Similar to a migraine, a cluster headache is a neurovascular condition where symptoms are related to changes in cerebral blood flow. Whereas migraines affect three times as many women as men, cluster headaches affect mostly men and are much less common overall (male 40 per 10,000; female 8 per 10,000). They strike in clusters; during a symptomatic period lasting days to months, the victim feels severe headaches wax and wane, then disappear until a new cluster period begins. The pain can be so bad that cluster headaches are also called “suicide headaches,” based on some cases of victims actually killing themselves to end the pain.
As with migraine headaches, 100 percent oxygen through a mask is a mainline treatment for an acute cluster headache attack. However, a Cochrane review of 11 studies encompassing 209 participants shows that hyperbaric oxygen therapy (HBOT) offers no benefit over sea level pressure oxygen (normobaric oxygen therapy ). Also similar to oxygen, triptan drugs such as sumatriptan (subcutaneous or intranasal) constitute a gold standard treatment. These are agonists of the 5HT1 serotonin receptor and like oxygen they’re useful in aborting an acute cluster headache attack, as is another commonly used drug called dihydroergotamine.
To prevent headache attacks during a cluster period, the standard treatment is corticosteroids (methylprednisone, methysergide), but there are substantial side effects, including muscle weakness, mood changes, bleeding and bruising, mood changes, ankle and facial swelling, dizziness and nausea, and osteoporosis. Other drugs such as verapamil, valproic acid, lithium, and topiramate, and valproic acid have been used for long-term prevention, but they often don’t work in many patients, plus these too can produce side effects.
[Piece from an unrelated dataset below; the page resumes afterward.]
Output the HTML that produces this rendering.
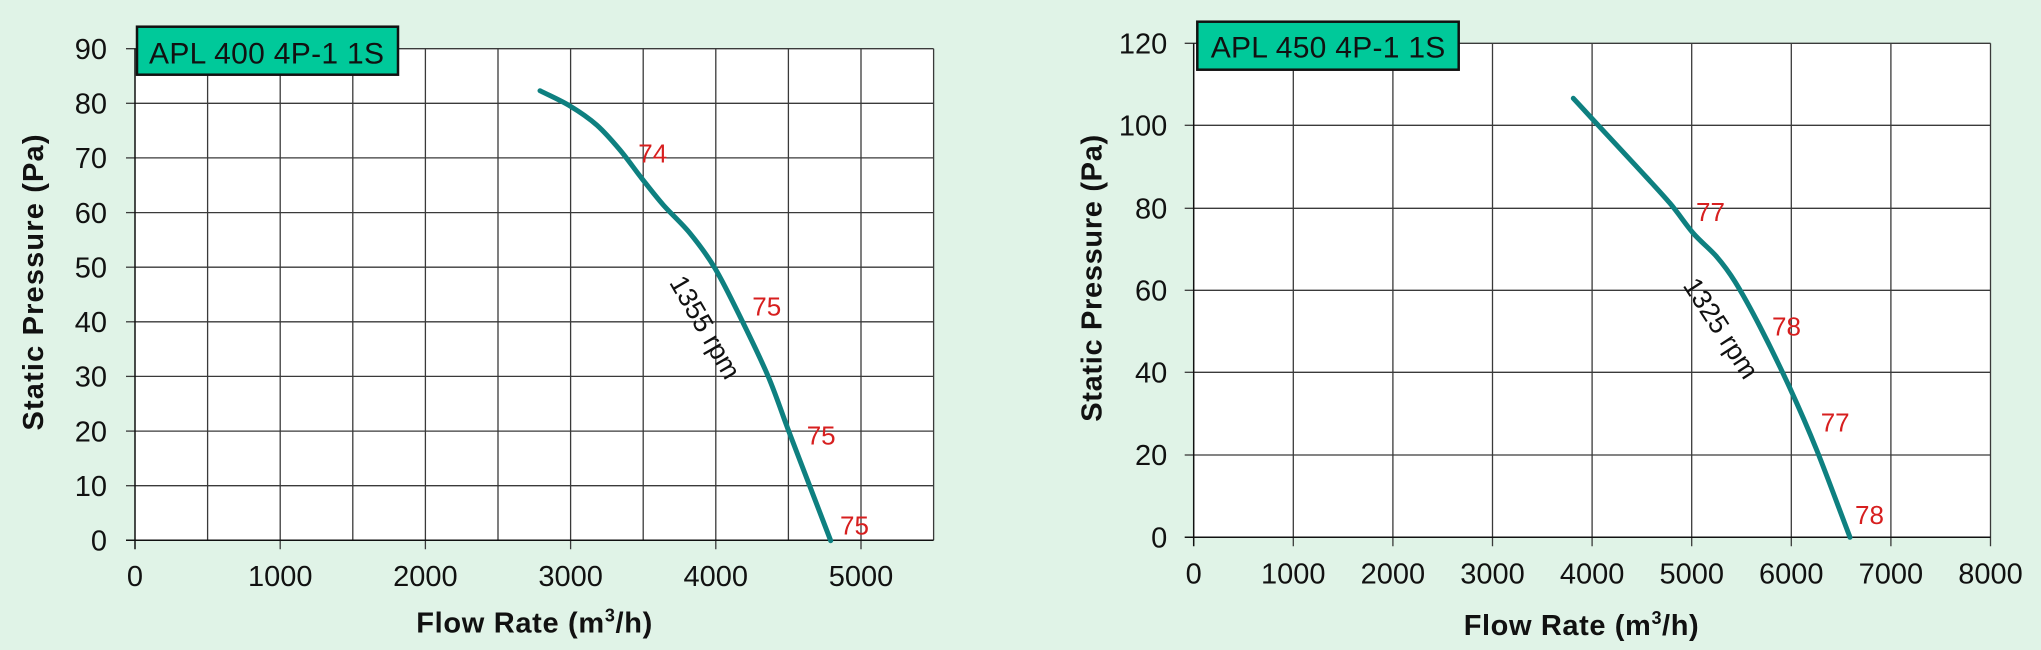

Another option is occipital nerve block, a procedure that has shown some promise for cluster headache patients according to a 2012 review, but the trial design has been criticized in terms of how patients were selected.
Given the limitations in therapy, some cluster headache victims have used LSD and psilocybin as treatment over the last several decades. This led to a small retrospective study (53 patients) published in the Journal of Neurology in 2006 suggesting a slight effect of LSD and perhaps a greater effect for psilocybin in reducing headache duration and severity. It’s retrospective and patients knew what they were taking, so of course a placebo effect could have been substantial. However, the result does provide a rationale for conducting prospective studies.
Perhaps an even more encouraging was published in The Lancet this past year, showing psilocybin to be effective in alleviating symptoms and signs of depression. Conducted in the U.K. with only 12 patients, the study was even smaller than the cluster headache study described above, but all 12 patients showed improvement. According to the researchers, such a result was in no way dramatic, but it lays the groundwork for larger studies.
As in the U.S., however, U.K. laws classify hallucinogenic as not prescribable. Specifically the British drug category is Class A, which is equivalent to the U.S. Schedule 1. Thus, both here and across the pond, clinical utilization of these drugs would require a substantial policy shift.